## Record extracts
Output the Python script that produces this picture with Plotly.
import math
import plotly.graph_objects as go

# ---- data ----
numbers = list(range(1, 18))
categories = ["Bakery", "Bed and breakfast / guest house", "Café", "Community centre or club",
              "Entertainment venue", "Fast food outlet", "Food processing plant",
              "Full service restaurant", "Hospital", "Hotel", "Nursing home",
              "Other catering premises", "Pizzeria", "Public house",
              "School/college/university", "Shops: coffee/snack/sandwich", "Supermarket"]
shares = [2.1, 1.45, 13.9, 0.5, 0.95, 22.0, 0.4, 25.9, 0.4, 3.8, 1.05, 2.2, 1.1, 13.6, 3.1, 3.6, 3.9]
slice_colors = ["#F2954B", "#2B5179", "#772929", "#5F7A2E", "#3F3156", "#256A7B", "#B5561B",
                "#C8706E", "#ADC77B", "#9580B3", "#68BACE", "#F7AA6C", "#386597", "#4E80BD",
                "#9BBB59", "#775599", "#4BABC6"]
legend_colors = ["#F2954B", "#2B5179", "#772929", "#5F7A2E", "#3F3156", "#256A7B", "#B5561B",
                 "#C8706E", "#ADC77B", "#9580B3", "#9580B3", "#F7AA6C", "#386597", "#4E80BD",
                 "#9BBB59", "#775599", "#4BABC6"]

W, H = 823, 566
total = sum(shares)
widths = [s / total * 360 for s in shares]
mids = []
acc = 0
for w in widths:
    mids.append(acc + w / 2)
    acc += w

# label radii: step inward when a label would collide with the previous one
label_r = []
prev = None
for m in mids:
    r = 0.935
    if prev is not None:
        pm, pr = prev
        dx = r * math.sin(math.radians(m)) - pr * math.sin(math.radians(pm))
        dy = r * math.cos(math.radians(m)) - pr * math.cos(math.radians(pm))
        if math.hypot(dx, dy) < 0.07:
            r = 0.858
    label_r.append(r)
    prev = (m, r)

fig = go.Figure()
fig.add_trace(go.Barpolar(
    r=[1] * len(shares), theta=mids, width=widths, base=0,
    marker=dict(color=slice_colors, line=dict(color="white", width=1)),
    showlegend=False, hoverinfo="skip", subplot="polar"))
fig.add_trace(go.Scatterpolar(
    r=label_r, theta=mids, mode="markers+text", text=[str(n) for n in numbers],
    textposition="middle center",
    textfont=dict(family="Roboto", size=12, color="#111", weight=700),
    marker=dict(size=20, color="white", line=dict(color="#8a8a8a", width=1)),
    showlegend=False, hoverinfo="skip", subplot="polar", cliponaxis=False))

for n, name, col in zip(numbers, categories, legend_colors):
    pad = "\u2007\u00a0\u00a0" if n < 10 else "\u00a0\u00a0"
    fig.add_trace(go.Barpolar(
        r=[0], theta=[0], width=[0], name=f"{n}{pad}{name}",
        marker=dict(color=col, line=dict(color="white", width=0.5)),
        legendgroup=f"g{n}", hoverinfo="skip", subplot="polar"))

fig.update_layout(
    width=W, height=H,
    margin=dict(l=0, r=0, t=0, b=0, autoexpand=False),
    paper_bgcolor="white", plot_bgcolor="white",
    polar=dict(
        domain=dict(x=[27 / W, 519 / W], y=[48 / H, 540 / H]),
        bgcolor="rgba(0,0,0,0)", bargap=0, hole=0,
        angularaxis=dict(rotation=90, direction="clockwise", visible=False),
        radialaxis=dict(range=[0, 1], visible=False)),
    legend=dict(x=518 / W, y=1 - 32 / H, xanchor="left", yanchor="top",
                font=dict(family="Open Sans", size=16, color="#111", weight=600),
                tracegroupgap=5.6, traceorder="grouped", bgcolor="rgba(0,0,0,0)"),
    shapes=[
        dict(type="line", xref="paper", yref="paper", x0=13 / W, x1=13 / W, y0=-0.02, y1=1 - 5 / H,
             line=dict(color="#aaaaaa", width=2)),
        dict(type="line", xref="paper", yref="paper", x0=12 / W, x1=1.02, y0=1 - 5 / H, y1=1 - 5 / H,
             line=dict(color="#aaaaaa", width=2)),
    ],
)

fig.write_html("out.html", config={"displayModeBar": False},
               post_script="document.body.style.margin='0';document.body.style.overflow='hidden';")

==

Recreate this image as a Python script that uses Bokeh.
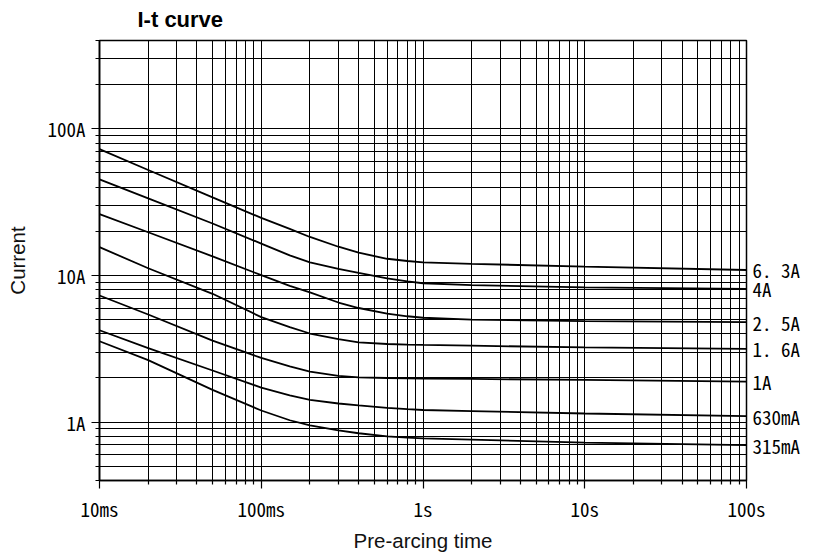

--

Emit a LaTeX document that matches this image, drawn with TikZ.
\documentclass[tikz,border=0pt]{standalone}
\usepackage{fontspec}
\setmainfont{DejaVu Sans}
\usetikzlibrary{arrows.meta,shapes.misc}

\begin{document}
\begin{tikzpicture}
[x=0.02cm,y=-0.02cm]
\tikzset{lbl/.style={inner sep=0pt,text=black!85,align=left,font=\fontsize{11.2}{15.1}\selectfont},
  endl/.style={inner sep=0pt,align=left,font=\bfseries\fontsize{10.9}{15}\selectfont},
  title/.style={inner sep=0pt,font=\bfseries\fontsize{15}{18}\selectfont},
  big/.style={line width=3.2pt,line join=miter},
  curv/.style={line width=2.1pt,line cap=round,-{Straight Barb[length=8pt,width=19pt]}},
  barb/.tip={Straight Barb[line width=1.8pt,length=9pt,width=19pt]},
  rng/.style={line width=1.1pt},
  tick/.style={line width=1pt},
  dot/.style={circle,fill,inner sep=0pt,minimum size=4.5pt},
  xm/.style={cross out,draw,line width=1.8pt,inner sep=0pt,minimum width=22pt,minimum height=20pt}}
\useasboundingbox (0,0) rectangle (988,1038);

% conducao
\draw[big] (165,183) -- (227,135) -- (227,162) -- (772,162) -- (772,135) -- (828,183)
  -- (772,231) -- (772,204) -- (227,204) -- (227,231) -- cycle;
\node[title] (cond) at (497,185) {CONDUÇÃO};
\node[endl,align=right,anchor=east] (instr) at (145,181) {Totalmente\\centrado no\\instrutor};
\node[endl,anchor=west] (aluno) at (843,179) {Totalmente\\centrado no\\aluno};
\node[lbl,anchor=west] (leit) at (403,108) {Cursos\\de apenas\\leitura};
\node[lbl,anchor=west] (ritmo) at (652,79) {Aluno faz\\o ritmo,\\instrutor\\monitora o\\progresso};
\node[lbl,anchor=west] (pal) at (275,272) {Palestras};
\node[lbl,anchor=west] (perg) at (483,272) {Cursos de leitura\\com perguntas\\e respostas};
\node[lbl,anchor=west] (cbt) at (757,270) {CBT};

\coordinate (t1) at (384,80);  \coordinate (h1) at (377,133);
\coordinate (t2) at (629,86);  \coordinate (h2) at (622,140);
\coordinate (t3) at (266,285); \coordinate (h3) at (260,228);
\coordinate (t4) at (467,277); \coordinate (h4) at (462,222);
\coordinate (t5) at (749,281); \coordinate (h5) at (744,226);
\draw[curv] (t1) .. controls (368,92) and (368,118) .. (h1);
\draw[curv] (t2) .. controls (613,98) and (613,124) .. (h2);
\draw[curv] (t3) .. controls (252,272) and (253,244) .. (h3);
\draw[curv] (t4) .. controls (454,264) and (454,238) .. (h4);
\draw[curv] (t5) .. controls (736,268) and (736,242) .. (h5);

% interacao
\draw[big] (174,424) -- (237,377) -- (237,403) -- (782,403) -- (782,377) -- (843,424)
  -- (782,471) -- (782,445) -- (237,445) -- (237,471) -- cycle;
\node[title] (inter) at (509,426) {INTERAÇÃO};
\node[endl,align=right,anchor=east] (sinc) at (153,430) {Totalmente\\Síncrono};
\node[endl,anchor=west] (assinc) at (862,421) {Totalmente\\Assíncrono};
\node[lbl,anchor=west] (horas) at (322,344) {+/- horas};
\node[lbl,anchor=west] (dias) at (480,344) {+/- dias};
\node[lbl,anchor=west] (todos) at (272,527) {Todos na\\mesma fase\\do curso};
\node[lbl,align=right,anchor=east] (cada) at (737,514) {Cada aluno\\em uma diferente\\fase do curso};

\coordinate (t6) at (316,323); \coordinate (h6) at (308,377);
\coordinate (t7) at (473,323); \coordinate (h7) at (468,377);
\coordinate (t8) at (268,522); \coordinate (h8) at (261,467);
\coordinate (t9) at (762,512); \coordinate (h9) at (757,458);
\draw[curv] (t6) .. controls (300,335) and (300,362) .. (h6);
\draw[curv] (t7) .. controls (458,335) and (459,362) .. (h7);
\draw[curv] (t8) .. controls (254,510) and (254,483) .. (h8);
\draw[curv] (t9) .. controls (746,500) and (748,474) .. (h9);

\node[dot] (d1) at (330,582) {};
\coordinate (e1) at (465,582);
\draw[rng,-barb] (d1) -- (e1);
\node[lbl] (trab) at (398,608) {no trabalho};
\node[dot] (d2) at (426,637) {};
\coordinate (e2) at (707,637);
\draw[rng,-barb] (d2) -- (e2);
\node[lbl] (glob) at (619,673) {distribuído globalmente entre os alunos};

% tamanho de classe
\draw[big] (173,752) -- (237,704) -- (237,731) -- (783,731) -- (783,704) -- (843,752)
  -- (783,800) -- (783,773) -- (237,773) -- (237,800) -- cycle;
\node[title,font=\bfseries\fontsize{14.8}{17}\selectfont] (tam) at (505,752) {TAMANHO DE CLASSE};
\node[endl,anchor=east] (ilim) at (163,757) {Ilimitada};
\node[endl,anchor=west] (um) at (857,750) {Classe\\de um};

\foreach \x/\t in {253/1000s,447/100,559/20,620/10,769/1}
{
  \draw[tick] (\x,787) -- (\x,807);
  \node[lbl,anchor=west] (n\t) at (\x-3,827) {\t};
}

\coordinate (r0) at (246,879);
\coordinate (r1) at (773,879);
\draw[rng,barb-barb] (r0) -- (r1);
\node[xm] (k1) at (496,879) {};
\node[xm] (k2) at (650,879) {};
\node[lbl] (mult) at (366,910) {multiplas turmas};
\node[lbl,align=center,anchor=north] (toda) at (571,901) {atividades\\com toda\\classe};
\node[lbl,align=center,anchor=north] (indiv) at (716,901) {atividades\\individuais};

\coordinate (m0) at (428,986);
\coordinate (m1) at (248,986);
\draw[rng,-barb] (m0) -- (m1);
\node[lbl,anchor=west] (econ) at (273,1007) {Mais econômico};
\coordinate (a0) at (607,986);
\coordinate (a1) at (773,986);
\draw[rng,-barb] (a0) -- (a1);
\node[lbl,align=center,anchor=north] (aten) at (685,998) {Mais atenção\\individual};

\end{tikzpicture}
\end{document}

## Problem to solve
Which lines in the listing above hold the word "that"? Show each of them.

## Final answer
Output the Python script that produces this picture with Plotly.
Recreate this image as a Python script that uses Bokeh.
Emit a LaTeX document that matches this image, drawn with TikZ.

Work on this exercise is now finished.